- Active: 1941–1946
- Country: Soviet Union
- Branch: Red Army
- Type: Division
- Role: Infantry
- Engagements: Battles of Rzhev Sychyovka-Vyazma Offensive Soviet invasion of Manchuria

Commanders
- Notable commanders: Col. Karp Sviridov Col. Savva Dmitrievich Pechenenko

= 363rd Rifle Division =

The 363rd Rifle Division formed in August 1941, as a standard Red Army rifle division, in the Sverdlovsk Oblast. It may be considered a "sister" division to the 361st Rifle Division. After forming, it was assigned to the 30th Army, and played a role in the near-encirclement of the German 9th Army around Rzhev in the winter counteroffensive of 1941-42. In recognition of its tactical successes it was reorganized as the 22nd Guards Rifle Division in March 1942. A new 363rd was formed in November 1944, in the far east of the USSR. It saw very limited action during the Soviet invasion of Manchuria in August 1945, primarily in a pursuit and exploitation role.

==1st Formation==
The division began forming in August 1941 in the Urals Military District in the Sverdlovsk Oblast. Its basic order of battle was as follows:
- 1205th Rifle Regiment
- 1207th Rifle Regiment
- 1209th Rifle Regiment
- 926th Artillery Regiment
Col. Karp Sviridov was not assigned to command of the division until September 25, but he would continue in command through the existence of this formation. It spent about three months in the Urals forming and training.

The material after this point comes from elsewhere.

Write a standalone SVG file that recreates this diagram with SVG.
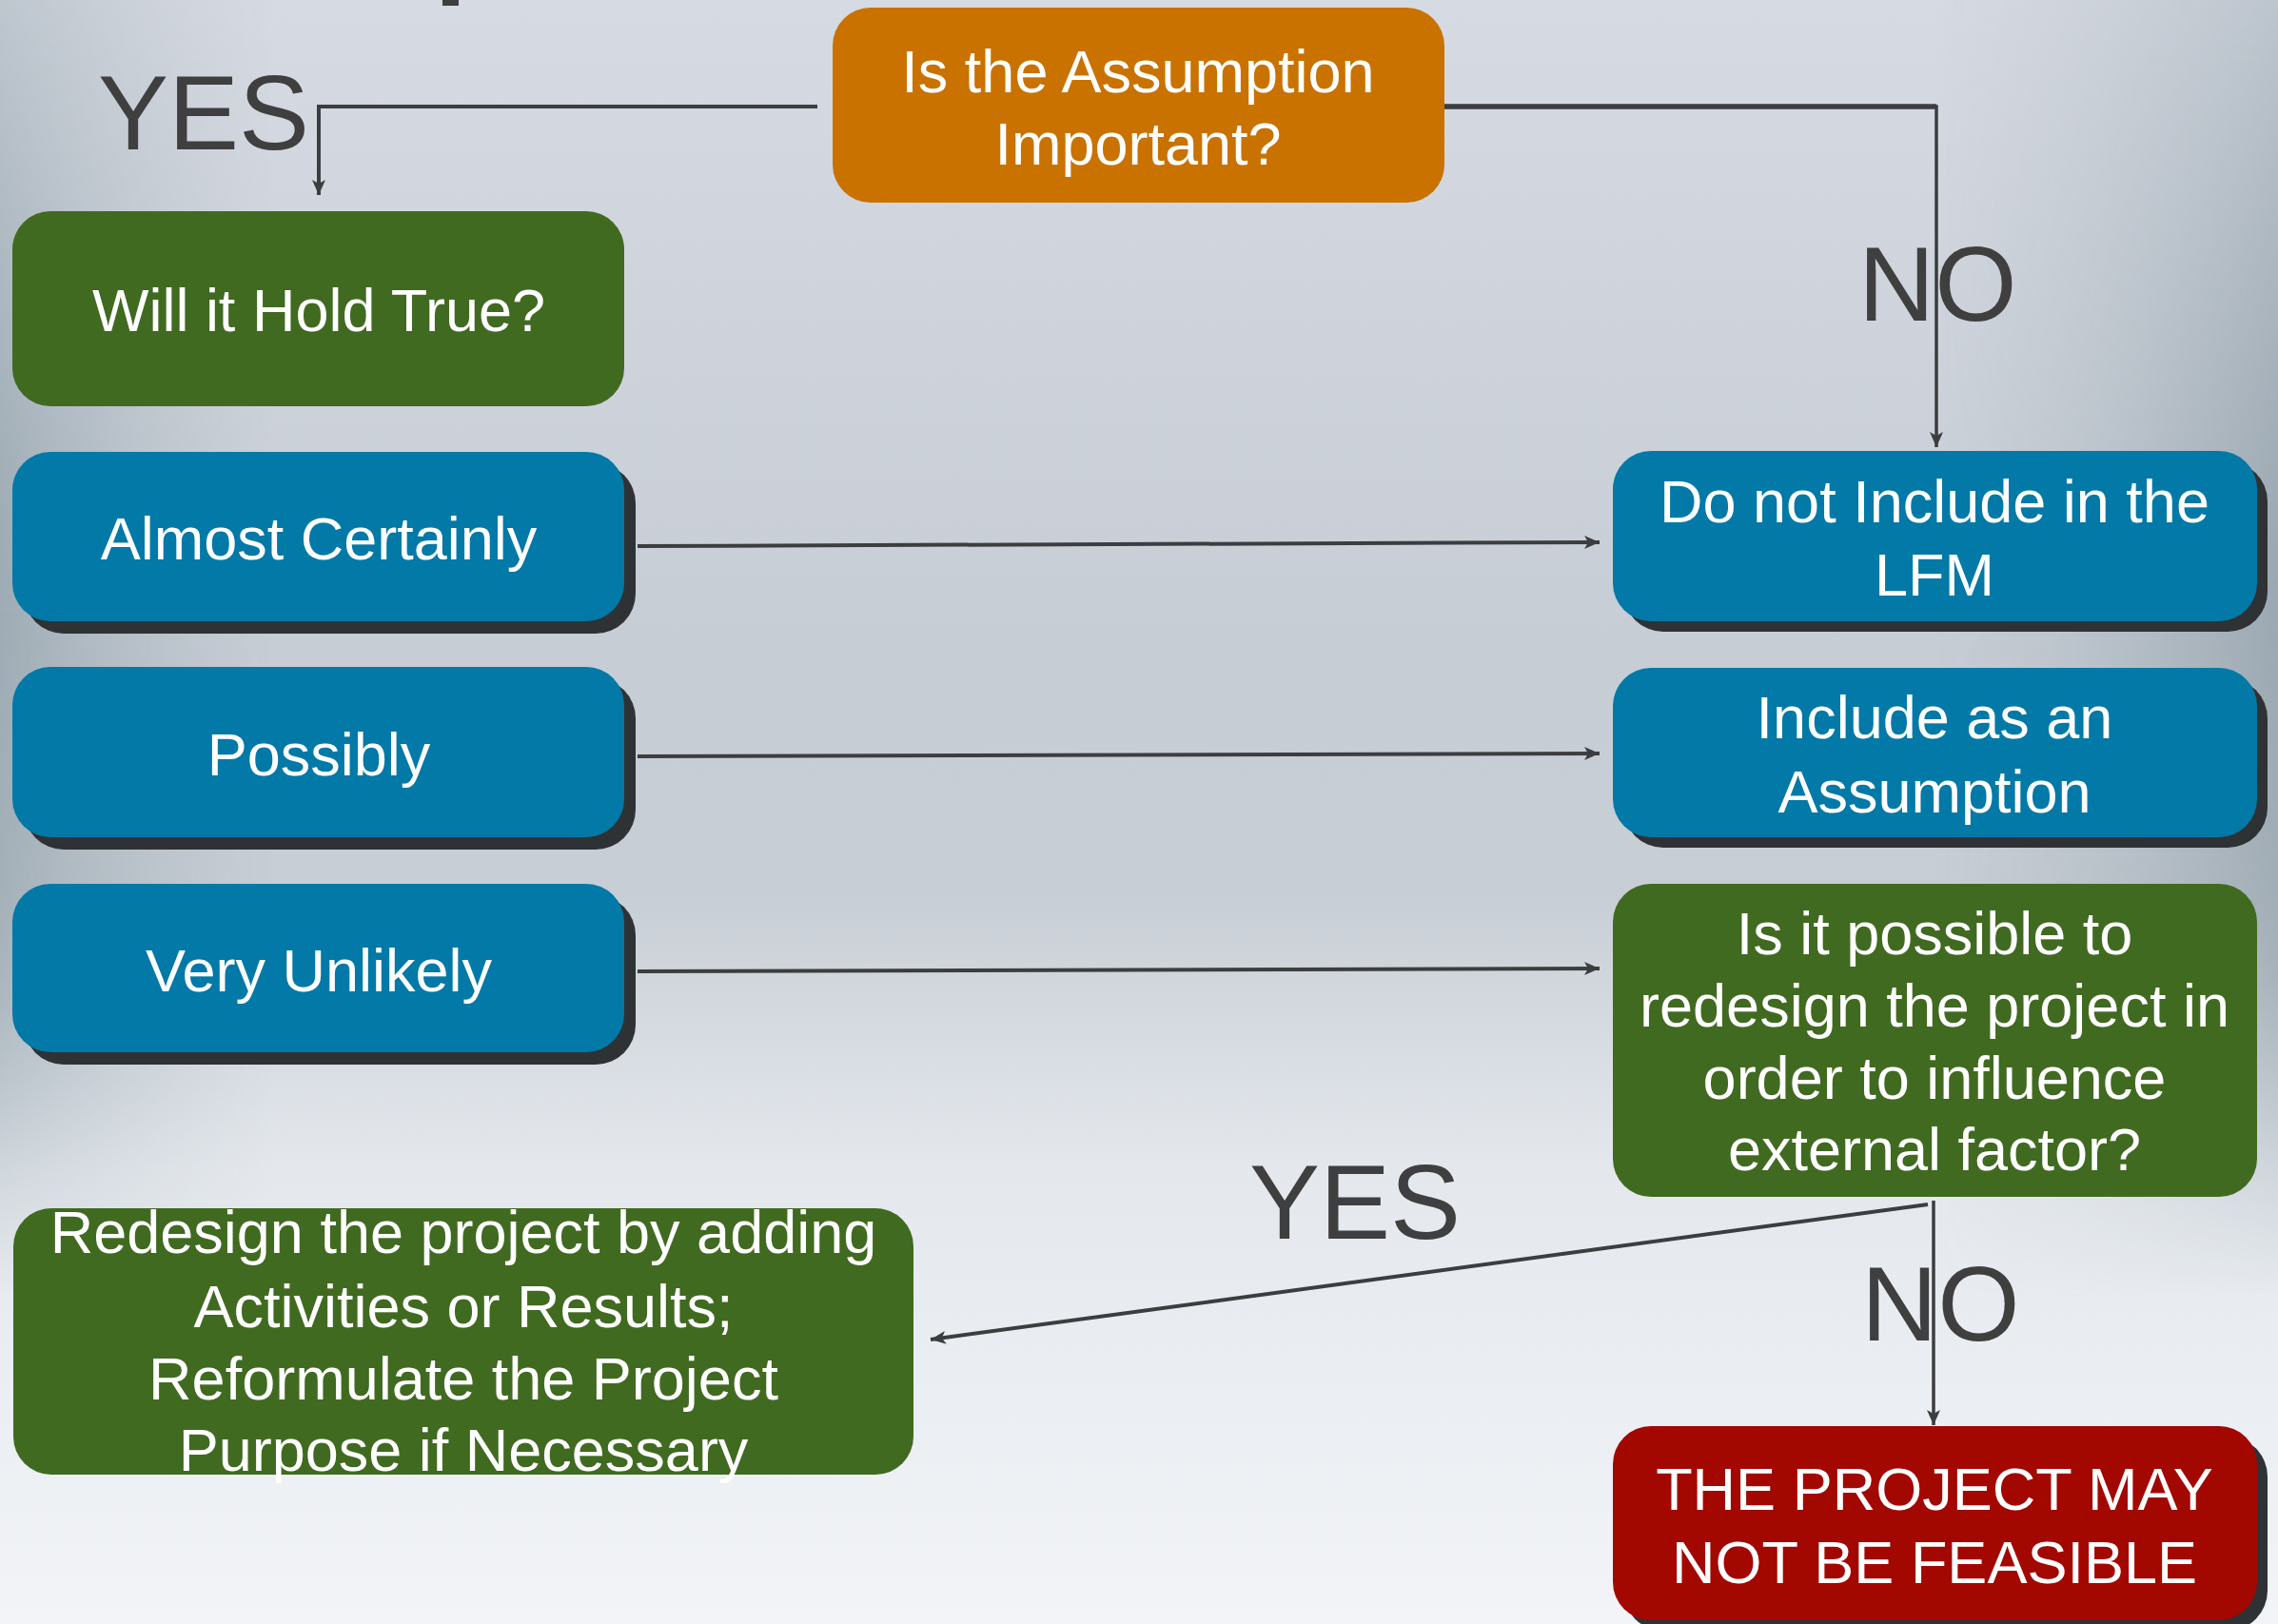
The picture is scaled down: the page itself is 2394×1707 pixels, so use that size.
<svg xmlns="http://www.w3.org/2000/svg" width="2394" height="1707" viewBox="0 0 2394 1707">
<defs>
<linearGradient id="bgv" x1="0" y1="0" x2="0" y2="1">
<stop offset="0" stop-color="#d6dae2"/>
<stop offset="0.4" stop-color="#c7cdd5"/>
<stop offset="0.55" stop-color="#c8ced5"/>
<stop offset="0.72" stop-color="#e4e8ed"/>
<stop offset="1" stop-color="#f2f4f7"/>
</linearGradient>
<linearGradient id="bgh" x1="0" y1="0" x2="1" y2="0">
<stop offset="0" stop-color="#8f9fa8" stop-opacity="0.75"/>
<stop offset="0.12" stop-color="#a9b5bd" stop-opacity="0"/>
<stop offset="0.85" stop-color="#a9b5bd" stop-opacity="0"/>
<stop offset="1" stop-color="#8797a1" stop-opacity="0.7"/>
</linearGradient>
<linearGradient id="fade" x1="0" y1="0" x2="0" y2="1">
<stop offset="0" stop-color="#fff" stop-opacity="0.45"/>
<stop offset="0.35" stop-color="#fff" stop-opacity="1"/>
<stop offset="0.6" stop-color="#fff" stop-opacity="0.8"/>
<stop offset="0.8" stop-color="#fff" stop-opacity="0"/>
</linearGradient>
<mask id="m"><rect width="2394" height="1707" fill="url(#fade)"/></mask>
<marker id="ah" markerUnits="userSpaceOnUse" markerWidth="18" markerHeight="16" refX="16" refY="7" orient="auto">
<path d="M0,0 L16,7 L0,14 L4,7 z" fill="#3c3d3f"/>
</marker>
<style>
.box text{font-family:"Liberation Sans",Arial,sans-serif;font-size:63px;fill:#ffffff;text-anchor:middle}
.lbl{font-family:"Liberation Sans",Arial,sans-serif;font-size:111px;fill:#3f3f40}
.blue{fill:#0279a6}
.green{fill:#416a21}
.orange{fill:#c97200}
.red{fill:#a20800}
.sh{fill:#2f3234}
.conn path{fill:none;stroke:#3c3d3f;stroke-width:4}
</style>
</defs>
<rect width="2394" height="1707" fill="url(#bgv)"/>
<rect width="2394" height="1707" fill="url(#bgh)" mask="url(#m)"/>
<rect x="465" y="0" width="17" height="6" fill="#3f3f40"/>

<g id="connectors" class="conn">
<path d="M859,112 H335 V205" marker-end="url(#ah)"/>
<path d="M1518,112 H2035 V470" marker-end="url(#ah)" style="stroke-width:3.5"/>
<path d="M1518,112 H2035" style="stroke-width:5.5"/>
<path d="M670,574 L1681,570" marker-end="url(#ah)"/>
<path d="M670,795 L1681,792" marker-end="url(#ah)"/>
<path d="M670,1021 L1681,1018" marker-end="url(#ah)"/>
<path d="M2026,1266 L978,1408" marker-end="url(#ah)"/>
<path d="M2032,1262 V1498" marker-end="url(#ah)" style="stroke-width:3.5"/>
</g>

<g id="labels">
<text class="lbl" x="103" y="157">YES</text>
<text class="lbl" x="1953" y="337">NO</text>
<text class="lbl" x="1313" y="1302">YES</text>
<text class="lbl" x="1956" y="1409">NO</text>
</g>

<g id="n-important" class="box">
<rect class="orange" x="875" y="8" width="643" height="205" rx="40"/>
<text x="1196" y="97">Is the Assumption</text>
<text x="1196" y="173">Important?</text>
</g>

<g id="n-hold" class="box">
<rect class="green" x="13" y="222" width="643" height="205" rx="40"/>
<text x="335" y="348">Will it Hold True?</text>
</g>

<g id="n-almost" class="box">
<rect class="sh" x="25" y="487" width="643" height="179" rx="42"/>
<rect class="blue" x="13" y="475" width="643" height="178" rx="40"/>
<text x="335" y="588">Almost Certainly</text>
</g>

<g id="n-possibly" class="box">
<rect class="sh" x="25" y="713" width="643" height="180" rx="42"/>
<rect class="blue" x="13" y="701" width="643" height="179" rx="40"/>
<text x="335" y="815">Possibly</text>
</g>

<g id="n-unlikely" class="box">
<rect class="sh" x="25" y="941" width="643" height="178" rx="42"/>
<rect class="blue" x="13" y="929" width="643" height="177" rx="40"/>
<text x="335" y="1042">Very Unlikely</text>
</g>

<g id="n-donot" class="box">
<rect class="sh" x="1706" y="485" width="677" height="179" rx="42"/>
<rect class="blue" x="1695" y="474" width="677" height="179" rx="40"/>
<text x="2033" y="549">Do not Include in the</text>
<text x="2033" y="626">LFM</text>
</g>

<g id="n-include" class="box">
<rect class="sh" x="1706" y="713" width="677" height="178" rx="42"/>
<rect class="blue" x="1695" y="702" width="677" height="178" rx="40"/>
<text x="2033" y="776">Include as an</text>
<text x="2033" y="854">Assumption</text>
</g>

<g id="n-redesign-q" class="box">
<rect class="green" x="1695" y="929" width="677" height="329" rx="40"/>
<text x="2033" y="1003">Is it possible to</text>
<text x="2033" y="1079">redesign the project in</text>
<text x="2033" y="1155">order to influence</text>
<text x="2033" y="1230">external factor?</text>
</g>

<g id="n-redesign" class="box">
<rect class="green" x="14" y="1270" width="946" height="280" rx="40"/>
<text x="487" y="1317">Redesign the project by adding</text>
<text x="487" y="1395">Activities or Results;</text>
<text x="487" y="1471">Reformulate the Project</text>
<text x="487" y="1546">Purpose if Necessary</text>
</g>

<g id="n-notfeasible" class="box">
<rect class="sh" x="1706" y="1510" width="677" height="204" rx="42"/>
<rect class="red" x="1695" y="1499" width="677" height="204" rx="40"/>
<text x="2033" y="1587">THE PROJECT MAY</text>
<text x="2033" y="1664">NOT BE FEASIBLE</text>
</g>
</svg>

In December the division was assigned to the 30th Army, in Kalinin Front. Beginning on January 8, 1942, this Army took part in the Sychevka-Vyasma Offensive Operation, which was planned "to encircle, and then capture or destroy the enemy's entire Mozhaisk - Gzhatsk - Vyasma grouping", that is, what later became known as the Rzhev salient. 30th Army operated mostly north and northwest of Rzhev itself, and the 363rd advanced over 30km in early January, driving the German forces out of several villages and small towns in the area. The division was recognized for its achievements in this counteroffensive on March 17 when it became the 22nd Guards Rifle Division, the same day that the 361st became the 21st Guards.

==2nd Formation==
It was not until November 25, 1944, that a new 363rd was formed, this time in the 35th Army of the Far Eastern Front. It was under the command of Col. Savva Dmitrievich Pechenenko until at least September 3, 1945. Its order of battle was as follows:
- 395th Rifle Regiment
- 404th Rifle Regiment
- 488th Rifle Regiment
- 501st Artillery Regiment
- 187th Antitank Battalion
- 468th SU Battalion (13 SU-76s)
- 50th Sapper Battalion
The division spent its entire career in 35th Army. It is shown in the order of battle for January 1, is not present on February 1, but reappears as of March 1, remaining there until August. When the Soviet invasion of Manchuria began that month, 35th Army was in the 1st Far Eastern Front, attacking the Hutou Fortified Region. The 363rd played little role in attacking the fortifications, and it mostly served as a mobile pursuit force aided by its battalion of SU-76s.

Along with the 35th Army headquarters, it was disbanded in late September 1945 in accordance with the order that established the Primorsky Military District.